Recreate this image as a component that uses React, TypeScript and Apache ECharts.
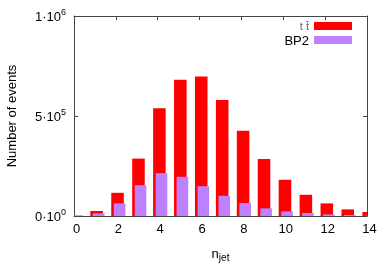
import React, { useEffect, useRef } from "react";
import * as echarts from "echarts";

const nJet = [0, 1, 2, 3, 4, 5, 6, 7, 8, 9, 10, 11, 12, 13, 14];
const ttbar = [1000, 25000, 116000, 287000, 539000, 681000, 698000, 580000, 426000, 285000, 181000, 106000, 63000, 33000, 20000];
const bp2 = [3000, 13000, 63000, 154000, 214000, 196000, 149000, 101000, 65000, 38000, 23000, 15000, 8000, 5000, 2000];
const seriesNames = ["tt", "BP2"];
const xTicks = { min: 0, max: 14, interval: 2 };
const yTicks = { min: 0, max: 1000000, interval: 500000 };

const FONT = "Liberation Sans, Arial, Helvetica, sans-serif";
const AX = "#444";

function sciLabel(v: number): string {
  if (v === 0) return "0·10{sup|0}";
  const e = Math.floor(Math.log10(v));
  const m = Math.round(v / Math.pow(10, e));
  return `${m}·10{sup|${e}}`;
}

function barRenderer(offset: number, width: number) {
  return (params: any, api: any) => {
    const x = api.value(0);
    const y = api.value(1);
    const p0 = api.coord([x + offset - width / 2, y]);
    const p1 = api.coord([x + offset + width / 2, 0]);
    const cs = params.coordSys;
    const clipped = echarts.graphic.clipRectByRect(
      { x: p0[0], y: p0[1], width: p1[0] - p0[0], height: p1[1] - p0[1] },
      { x: cs.x, y: cs.y, width: cs.width, height: cs.height }
    );
    if (!clipped) return null;
    return { type: "rect", shape: clipped, style: { fill: api.visual("color") } };
  };
}

export default function App() {
  const ref = useRef<HTMLDivElement>(null);
  useEffect(() => {
    if (!ref.current) return;
    const chart = echarts.init(ref.current, null, { renderer: "svg" });
    const axisCommon = {
      axisLine: { show: true, onZero: false, lineStyle: { color: AX, width: 1 } },
      axisTick: { show: true, inside: true, length: 4, lineStyle: { color: AX } },
      splitLine: { show: false },
    };
    chart.setOption({
      animation: false,
      textStyle: { fontFamily: FONT },
      grid: { left: 74, right: 25, top: 16, bottom: 58, containLabel: false, outerBoundsMode: "none" },
      legend: {
        orient: "vertical",
        right: 40,
        top: 19.5,
        padding: 0,
        align: "right",
        itemWidth: 38,
        itemHeight: 8,
        itemGap: 1,
        icon: "rect",
        textStyle: {
          fontSize: 13,
          lineHeight: 13,
          color: "#000",
          fontFamily: FONT,
          rich: { g: { fontSize: 11, lineHeight: 13, color: "#666", fontFamily: FONT } },
        },
        formatter: (name: string) => (name === "tt" ? "{g|t t\u0304}" : name),
        data: seriesNames,
      },
      xAxis: [
        {
          type: "value",
          ...xTicks,
          position: "bottom",
          ...axisCommon,
          axisLabel: { fontSize: 13, color: "#000", margin: 6, padding: [0, 0, 0, 5], fontFamily: FONT },
          name: "n{sub|jet}",
          nameLocation: "middle",
          nameGap: 29,
          nameTextStyle: {
            fontSize: 13,
            color: "#000",
            fontFamily: FONT,
            rich: { sub: { fontSize: 10, padding: [7, 0, 0, 0], fontFamily: FONT } },
          },
        },
        {
          type: "value",
          ...xTicks,
          position: "top",
          ...axisCommon,
          axisLabel: { show: false },
        },
      ],
      yAxis: [
        {
          type: "value",
          ...yTicks,
          position: "left",
          ...axisCommon,
          axisLabel: {
            fontSize: 13,
            color: "#000",
            margin: 8,
            fontFamily: FONT,
            formatter: (v: number) => sciLabel(v),
            rich: { sup: { fontSize: 9, padding: [0, 0, 9, 0], fontFamily: FONT } },
          },
          name: "Number of events",
          nameLocation: "middle",
          nameGap: 56,
          nameTextStyle: { fontSize: 13, color: "#000", fontFamily: FONT },
        },
        {
          type: "value",
          ...yTicks,
          position: "right",
          ...axisCommon,
          axisLabel: { show: false },
        },
      ],
      series: [
        {
          name: seriesNames[0],
          type: "custom",
          xAxisIndex: 0,
          yAxisIndex: 0,
          data: nJet.map((n, i) => [n, ttbar[i]]),
          encode: { x: 0, y: 1 },
          renderItem: barRenderer(0.08, 0.6),
          itemStyle: { color: "#ff0000" },
        },
        {
          name: seriesNames[1],
          type: "custom",
          xAxisIndex: 0,
          yAxisIndex: 0,
          data: nJet.map((n, i) => [n, bp2[i]]),
          encode: { x: 0, y: 1 },
          renderItem: barRenderer(0.18, 0.555),
          itemStyle: { color: "#bf80ff" },
        },
      ],
    });
    return () => chart.dispose();
  }, []);
  return <div ref={ref} style={{ position: "fixed", left: 0, top: 0, width: 392, height: 274 }} />;
}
::::::
### DIRECTIONS
Please extract exactly the lines of the data, from the first through the line containing "import * as", and add no pictures to the copy.

### OUTPUT
Recreate this image as a component that uses React, TypeScript and Apache ECharts.
import React, { useEffect, useRef } from "react";
import * as echarts from "echarts";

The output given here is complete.